Image result for trump ad central park 5

How did Trump respond after having called for them to be put to death? In true Trump fashion, he refused to apologize or show any contrition whatsoever.

In a 2014 opinion essay in The Daily News, Trump wrote that the settlement was a “disgrace” and that “settling doesn’t mean innocence.” He continued his assertion that the men were guilty, urging his readers: “Speak to the detectives on the case and try listening to the facts. These young men do not exactly have the pasts of angels.”

Some people will never admit that they are wrong, even when they are as wrong as sin.

But it is the language in the body of Trump’s 1989 death penalty ad that sticks with me. Trump wrote:

“Mayor Koch has stated that hate and rancor should be removed from our hearts. I do not think so. I want to hate these muggers and murderers. They should be forced to suffer and, when they kill, they should be executed for their crimes.”

And when evidence turns up that they didn’t kill, they should still be hated and executed, in the name of Glorious Hatred. Or something like that.

Anyway Charles Blow has named what it is that’s so shamingly awful about Trump: his embrace of hatred and rage, and his enactment of both in full public view many times every day. That may be why the Hitler comparison comes to mind so readily, Godwin or no Godwin – it’s because of all those clips of Hitler raging in front of crowds.

That to me is the thing with this man: He wants to hate. When Trump feels what he believes is a righteous indignation, his default position is hatred. Anyone who draws his ire, anyone whom he feels attacked by or offended by, anyone who has the nerve to stand up for himself or herselfand tell him he’s wrong, he wants to hate, and does so.

This hateful spirit envelopes him, consumes him and animates him.

He hates women who dare to stand up to him and push back against him, so he attacks them, not just on the issues but on the validity of their very womanhood.

He hates black people who dare to stand up — or kneel — for their dignity and against oppressive authority, so he attacks protesting professional athletes, Black Lives Matter and President Barack Obama himself as dangerous and divisive, unpatriotic and un-American.

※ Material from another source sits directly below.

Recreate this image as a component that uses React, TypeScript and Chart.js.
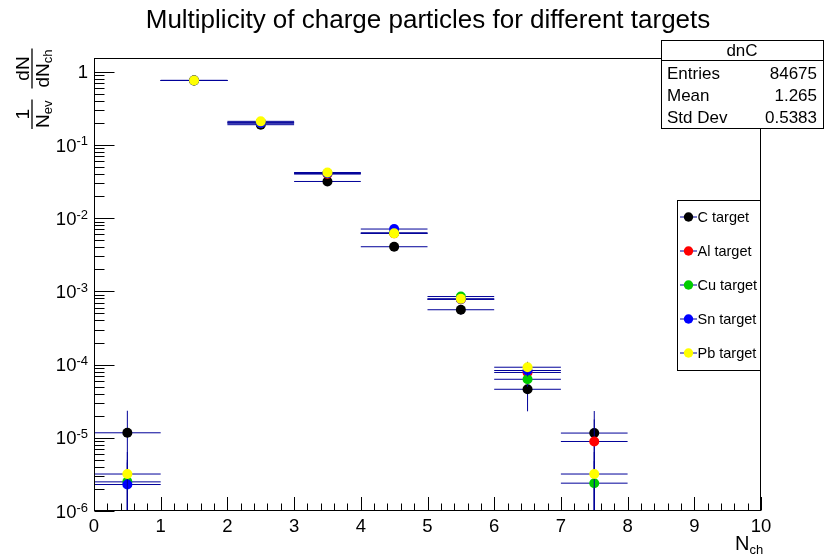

He hates immigrants so he has set a tone of intolerance, boasted of building his wall (that Mexico will never pay for), swollen the ranks of Immigration and Customs Enforcement, and attacks some as criminals and animals.

He hates Muslims, so he moves to institute his travel ban and attacks their religion with the incendiary comment that “I think Islam hates us.”

He always disguises his hatred, often as a veneration and defense of his base, the flag, law enforcement or the military. He hijacks their valor to advance his personal hatred.

A small quibble: no he doesn’t always disguise his hatred. He sometimes covers it up as flag-worship or similar, and he sometimes combines the two, but he also frequently lets the hatred hang right out there for all to see. His epithets and insults and taunts are not disguised.